Records with drawing code:
---+---
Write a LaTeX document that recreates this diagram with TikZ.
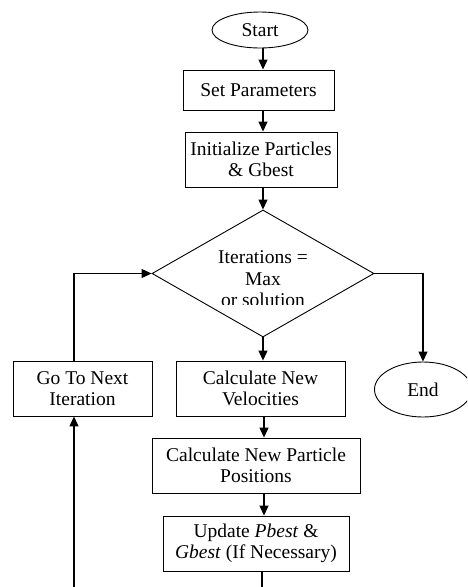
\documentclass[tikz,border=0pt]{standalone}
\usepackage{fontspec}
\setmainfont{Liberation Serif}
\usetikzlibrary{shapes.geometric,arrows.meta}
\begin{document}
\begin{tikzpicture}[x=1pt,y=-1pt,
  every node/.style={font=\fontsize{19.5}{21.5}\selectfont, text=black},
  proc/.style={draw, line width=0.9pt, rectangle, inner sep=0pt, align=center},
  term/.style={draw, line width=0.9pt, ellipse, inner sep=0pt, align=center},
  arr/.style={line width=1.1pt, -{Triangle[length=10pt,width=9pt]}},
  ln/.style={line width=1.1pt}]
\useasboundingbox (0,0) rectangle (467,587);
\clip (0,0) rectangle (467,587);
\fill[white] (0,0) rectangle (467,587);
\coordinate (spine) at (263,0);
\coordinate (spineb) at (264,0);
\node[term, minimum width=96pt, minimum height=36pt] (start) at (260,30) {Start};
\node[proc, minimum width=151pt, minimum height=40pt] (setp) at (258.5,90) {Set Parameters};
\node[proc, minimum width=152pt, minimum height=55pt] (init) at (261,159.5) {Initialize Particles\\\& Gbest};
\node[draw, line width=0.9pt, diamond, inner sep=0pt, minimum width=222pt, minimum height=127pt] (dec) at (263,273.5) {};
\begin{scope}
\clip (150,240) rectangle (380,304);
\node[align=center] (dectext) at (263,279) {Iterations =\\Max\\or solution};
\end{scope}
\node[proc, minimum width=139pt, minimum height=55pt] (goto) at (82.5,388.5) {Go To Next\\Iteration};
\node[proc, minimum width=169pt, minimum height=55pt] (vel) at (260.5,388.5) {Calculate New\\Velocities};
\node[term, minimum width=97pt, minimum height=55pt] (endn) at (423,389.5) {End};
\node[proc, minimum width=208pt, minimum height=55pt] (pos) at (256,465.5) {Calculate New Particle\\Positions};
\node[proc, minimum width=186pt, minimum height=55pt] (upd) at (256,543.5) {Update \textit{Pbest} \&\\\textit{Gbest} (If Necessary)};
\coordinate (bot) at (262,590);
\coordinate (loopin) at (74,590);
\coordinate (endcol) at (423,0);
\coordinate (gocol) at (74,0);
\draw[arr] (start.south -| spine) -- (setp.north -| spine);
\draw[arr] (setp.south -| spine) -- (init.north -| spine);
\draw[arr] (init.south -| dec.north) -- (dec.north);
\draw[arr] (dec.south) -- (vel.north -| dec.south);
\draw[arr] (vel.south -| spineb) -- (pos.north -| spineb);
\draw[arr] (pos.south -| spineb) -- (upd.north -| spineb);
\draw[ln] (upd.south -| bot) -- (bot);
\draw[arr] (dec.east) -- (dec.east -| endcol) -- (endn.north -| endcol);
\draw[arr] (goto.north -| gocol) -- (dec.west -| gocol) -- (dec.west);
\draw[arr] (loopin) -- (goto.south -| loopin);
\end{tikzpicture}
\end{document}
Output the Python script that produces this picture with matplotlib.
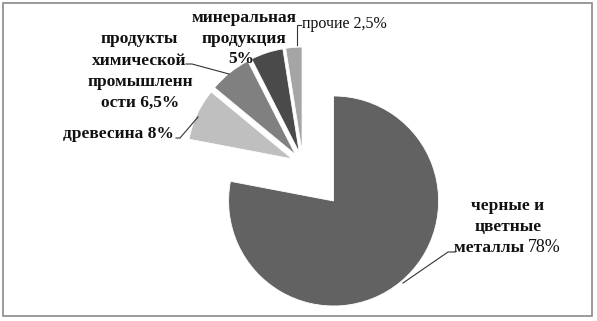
---+---
→ **STATED PROBLEM**
Take the records above and transcribe them exactly, dropping every picture.

→ **TASK RESPONSE**
Write a LaTeX document that recreates this diagram with TikZ.
\documentclass[tikz,border=0pt]{standalone}
\usepackage{fontspec}
\setmainfont{Liberation Serif}
\usetikzlibrary{shapes.geometric,arrows.meta}
\begin{document}
\begin{tikzpicture}[x=1pt,y=-1pt,
  every node/.style={font=\fontsize{19.5}{21.5}\selectfont, text=black},
  proc/.style={draw, line width=0.9pt, rectangle, inner sep=0pt, align=center},
  term/.style={draw, line width=0.9pt, ellipse, inner sep=0pt, align=center},
  arr/.style={line width=1.1pt, -{Triangle[length=10pt,width=9pt]}},
  ln/.style={line width=1.1pt}]
\useasboundingbox (0,0) rectangle (467,587);
\clip (0,0) rectangle (467,587);
\fill[white] (0,0) rectangle (467,587);
\coordinate (spine) at (263,0);
\coordinate (spineb) at (264,0);
\node[term, minimum width=96pt, minimum height=36pt] (start) at (260,30) {Start};
\node[proc, minimum width=151pt, minimum height=40pt] (setp) at (258.5,90) {Set Parameters};
\node[proc, minimum width=152pt, minimum height=55pt] (init) at (261,159.5) {Initialize Particles\\\& Gbest};
\node[draw, line width=0.9pt, diamond, inner sep=0pt, minimum width=222pt, minimum height=127pt] (dec) at (263,273.5) {};
\begin{scope}
\clip (150,240) rectangle (380,304);
\node[align=center] (dectext) at (263,279) {Iterations =\\Max\\or solution};
\end{scope}
\node[proc, minimum width=139pt, minimum height=55pt] (goto) at (82.5,388.5) {Go To Next\\Iteration};
\node[proc, minimum width=169pt, minimum height=55pt] (vel) at (260.5,388.5) {Calculate New\\Velocities};
\node[term, minimum width=97pt, minimum height=55pt] (endn) at (423,389.5) {End};
\node[proc, minimum width=208pt, minimum height=55pt] (pos) at (256,465.5) {Calculate New Particle\\Positions};
\node[proc, minimum width=186pt, minimum height=55pt] (upd) at (256,543.5) {Update \textit{Pbest} \&\\\textit{Gbest} (If Necessary)};
\coordinate (bot) at (262,590);
\coordinate (loopin) at (74,590);
\coordinate (endcol) at (423,0);
\coordinate (gocol) at (74,0);
\draw[arr] (start.south -| spine) -- (setp.north -| spine);
\draw[arr] (setp.south -| spine) -- (init.north -| spine);
\draw[arr] (init.south -| dec.north) -- (dec.north);
\draw[arr] (dec.south) -- (vel.north -| dec.south);
\draw[arr] (vel.south -| spineb) -- (pos.north -| spineb);
\draw[arr] (pos.south -| spineb) -- (upd.north -| spineb);
\draw[ln] (upd.south -| bot) -- (bot);
\draw[arr] (dec.east) -- (dec.east -| endcol) -- (endn.north -| endcol);
\draw[arr] (goto.north -| gocol) -- (dec.west -| gocol) -- (dec.west);
\draw[arr] (loopin) -- (goto.south -| loopin);
\end{tikzpicture}
\end{document}
Output the Python script that produces this picture with matplotlib.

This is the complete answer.